The Observer, June 2013

>> On the very first page of this undertaking, staggering in its chutzpah,Boris Johnson is called a “great man”. On the second, a “phenomenon”. The introduction has barely begun as Harry Mount thanks the “planet-brained, blond onion” for “letting” him edit a book – essentially a cuttings job of Johnson’s greatest bons mots – which reaches new highs and indeed lows of hero worship. “It’s hard to overstate not just Boris’s fame,” he writes, “but also the affection he’s held in.” Mount, however, gives overstatement a jolly good run for its money.

This archive of quips, bumbling remarks and the odd gaffe is gathered together in thematic sections – Early Years, Boris in the House, Boris the Classicist (Mount essentially casting Johnson as Cicero reborn) and so on. Actually, to have all these Johnsonisms piled up against each other isn’t amusing as much as dispiriting.
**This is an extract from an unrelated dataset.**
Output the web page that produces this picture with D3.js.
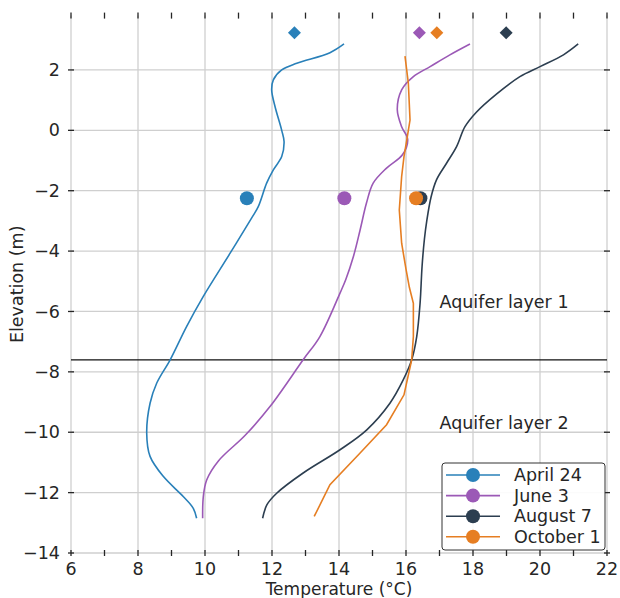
<!DOCTYPE html>
<html>
<head>
<meta charset="utf-8">
<script src="https://cdn.jsdelivr.net/npm/d3@7"></script>
<style>
    body { margin: 0; background: #fff; }
    svg { font-family: "DejaVu Sans", sans-serif; }
    .grid line { stroke: #cfcfcf; stroke-width: 1.3; }
    .tick-mark { stroke: #262626; stroke-width: 1.3; }
    .lbl { fill: #262626; font-size: 17.5px; }
</style>
</head>
<body>
<div id="chart"></div>
<script>
// series names + colours
var seriesNames = ["April 24", "June 3", "August 7", "October 1"];
var seriesColors = ["#2980b9", "#9b59b6", "#2c3e50", "#e67e22"];

// temperature profiles [temp, elevation]
var april24 = [[14.15, 2.86], [13.73, 2.57], [12.74, 2.22], [12.29, 2.0], [12.04, 1.67], [11.99, 1.34],
    [12.09, 0.79], [12.29, 0], [12.36, -0.37], [12.29, -0.87], [12.04, -1.31], [11.84, -1.75],
    [11.59, -2.53], [11.39, -2.91], [10.75, -4.07], [9.95, -5.5], [9.45, -6.5],
    [8.96, -7.6], [8.56, -8.37], [8.36, -9.04], [8.26, -10.03], [8.36, -10.8], [8.76, -11.47],
    [9.35, -12.13], [9.65, -12.52], [9.75, -12.85]];
var june3 = [[17.91, 2.86], [17.31, 2.5], [16.72, 2.11], [16.22, 1.78], [15.87, 1.34], [15.74, 0.68],
    [15.87, 0.12], [16.05, -0.3], [15.9, -0.8], [15.42, -1.25], [15.02, -1.75], [14.82, -2.41],
    [14.63, -3.3], [14.43, -4.18], [14.2, -4.95], [14.03, -5.39], [13.43, -6.83], [12.93, -7.6],
    [11.94, -9.15], [11.2, -10.1], [10.4, -10.95], [10.05, -11.58], [9.95, -12.13], [9.93, -12.85]];
var august7 = [[21.14, 2.86], [20.7, 2.5], [20.0, 2.11], [19.4, 1.78], [18.7, 1.2], [18.1, 0.6],
    [17.76, 0.12], [17.51, -0.54], [17.21, -1.09], [16.91, -1.64], [16.75, -2.2], [16.62, -3.0],
    [16.55, -3.6], [16.48, -4.5], [16.42, -5.73], [16.32, -6.83], [16.17, -7.6], [15.92, -8.26],
    [15.52, -9.04], [14.83, -9.92], [14.03, -10.58], [12.93, -11.35], [12.14, -12.02],
    [11.85, -12.4], [11.72, -12.85]];
var october1 = [[15.97, 2.46], [16.07, 1.56], [16.12, 0.34], [16.04, -0.21], [15.94, -0.87],
    [15.87, -1.53], [15.8, -2.64], [15.87, -3.74], [16.0, -4.6], [16.1, -5.2], [16.22, -5.73],
    [16.22, -6.83], [16.17, -7.6], [15.94, -8.76], [15.42, -9.75], [14.63, -10.69],
    [13.73, -11.74], [13.26, -12.79]];

// circle markers (at -2.25 m) and diamond markers (at surface)
var circleTemps = [11.25, 14.16, 16.43, 16.3];
var circleElev = -2.25;
var diamondTemps = [12.67, 16.4, 18.99, 16.92];
var diamondElev = 3.23;

var layerBoundary = -7.6;
var layerLabels = [{text: "Aquifer layer 1", t: 17.0, e: -5.9}, {text: "Aquifer layer 2", t: 17.0, e: -9.9}];

var xTicks = [6, 8, 10, 12, 14, 16, 18, 20, 22];
var xMinorTicks = d3.range(6, 23, 1);
var yTicks = [2, 0, -2, -4, -6, -8, -10, -12, -14];

var w = 620, h = 598,
    margin = {top: 15.6, right: 13, bottom: 45, left: 71},
    width = w - margin.left - margin.right,
    height = h - margin.top - margin.bottom;

var svg = d3.select("#chart").append("svg").attr("width", w).attr("height", h);
var g = svg.append("g").attr("transform", "translate(" + margin.left + "," + margin.top + ")");

var x = d3.scaleLinear().domain([6, 22]).range([0, width]);
var y = d3.scaleLinear().domain([-14, 3.8]).range([height, 0]);

// grid
var grid = g.append("g").attr("class", "grid");
grid.selectAll(".gx").data(xTicks).enter().append("line")
    .attr("x1", function (d) { return x(d); }).attr("x2", function (d) { return x(d); })
    .attr("y1", 0).attr("y2", height);
grid.selectAll(".gy").data(yTicks).enter().append("line")
    .attr("y1", function (d) { return y(d); }).attr("y2", function (d) { return y(d); })
    .attr("x1", 0).attr("x2", width);

// ticks (in-out) on all four sides
var tl = 3;
var ticks = g.append("g");
[0, height].forEach(function (yy) {
    ticks.selectAll(null).data(xMinorTicks).enter().append("line")
        .attr("class", "tick-mark")
        .attr("x1", function (d) { return x(d); }).attr("x2", function (d) { return x(d); })
        .attr("y1", yy - tl).attr("y2", yy + tl);
});
[0, width].forEach(function (xx) {
    ticks.selectAll(null).data(yTicks).enter().append("line")
        .attr("class", "tick-mark")
        .attr("y1", function (d) { return y(d); }).attr("y2", function (d) { return y(d); })
        .attr("x1", xx - tl).attr("x2", xx + tl);
});

// tick labels
g.selectAll(".xl").data(xTicks).enter().append("text")
    .attr("class", "lbl")
    .attr("x", function (d) { return x(d); })
    .attr("y", height + 22)
    .attr("text-anchor", "middle")
    .text(function (d) { return d; });
g.selectAll(".yl").data(yTicks).enter().append("text")
    .attr("class", "lbl")
    .attr("x", -11)
    .attr("y", function (d) { return y(d); })
    .attr("dy", "0.35em")
    .attr("text-anchor", "end")
    .text(function (d) { return d < 0 ? "\u2212" + Math.abs(d) : d; });

// axis titles
svg.append("text").attr("class", "lbl")
    .attr("x", margin.left + width / 2).attr("y", 595)
    .attr("text-anchor", "middle")
    .style("font-size", "17px")
    .text("Temperature (\u00b0C)");
svg.append("text").attr("class", "lbl")
    .attr("transform", "translate(23," + (margin.top + height / 2) + ") rotate(-90)")
    .attr("text-anchor", "middle")
    .text("Elevation (m)");

// layer boundary
g.append("line")
    .attr("x1", 0).attr("x2", width)
    .attr("y1", y(layerBoundary)).attr("y2", y(layerBoundary))
    .style("stroke", "#111").style("stroke-width", 1.2);

g.selectAll(".layer").data(layerLabels).enter().append("text")
    .attr("class", "lbl")
    .attr("x", function (d) { return x(d.t); })
    .attr("y", function (d) { return y(d.e); })
    .text(function (d) { return d.text; });

// profiles
var profiles = [april24, june3, august7, october1];
var smooth = d3.line().curve(d3.curveCatmullRom)
    .x(function (d) { return x(d[0]); })
    .y(function (d) { return y(d[1]); });
var straight = d3.line()
    .x(function (d) { return x(d[0]); })
    .y(function (d) { return y(d[1]); });

profiles.forEach(function (p, i) {
    g.append("path")
        .datum(p)
        .attr("d", i == 3 ? straight : smooth)
        .style("fill", "none")
        .style("stroke", seriesColors[i])
        .style("stroke-width", 1.6);
});

profiles.forEach(function (p, i) {
    g.append("circle")
        .attr("cx", x(circleTemps[i]))
        .attr("cy", y(circleElev))
        .attr("r", 7)
        .style("fill", seriesColors[i]);
    g.append("rect")
        .attr("x", -4.6).attr("y", -4.6)
        .attr("width", 9.2).attr("height", 9.2)
        .attr("transform", "translate(" + x(diamondTemps[i]) + "," + y(diamondElev) + ") rotate(45)")
        .style("fill", seriesColors[i]);
});

// legend
var legend = svg.append("g").attr("transform", "translate(442,463)");
legend.append("rect")
    .attr("width", 163).attr("height", 87)
    .attr("rx", 3)
    .style("fill", "#fff").style("fill-opacity", 0.9)
    .style("stroke", "#333").style("stroke-width", 1);
seriesNames.forEach(function (name, i) {
    var row = legend.append("g").attr("transform", "translate(0," + (12 + i * 20.6) + ")");
    row.append("line")
        .attr("x1", 4).attr("x2", 58)
        .style("stroke", seriesColors[i]).style("stroke-width", 1.6);
    row.append("circle")
        .attr("cx", 31).attr("r", 7)
        .style("fill", seriesColors[i]);
    row.append("text")
        .attr("class", "lbl")
        .attr("x", 72).attr("dy", "0.35em")
        .text(name);
});
</script>
</body>
</html>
Johnson’s faux-ignorance – his “engaging liability” regarding politics and power as Simon Jenkins called it – becomes both really irritating and quite clearly a conniving construct of someone who can’t really be bothered (as his tutors reveal here) to put the real hours in and understand what makes a country tick.

This book does not shed much light on Johnson, beyond his like of women and bicycles, and his belief that voting Tory will “cause your wife to have bigger breasts”. That he continues to enjoy such widespread, uncritical support probably does make him a phenomenon, after all.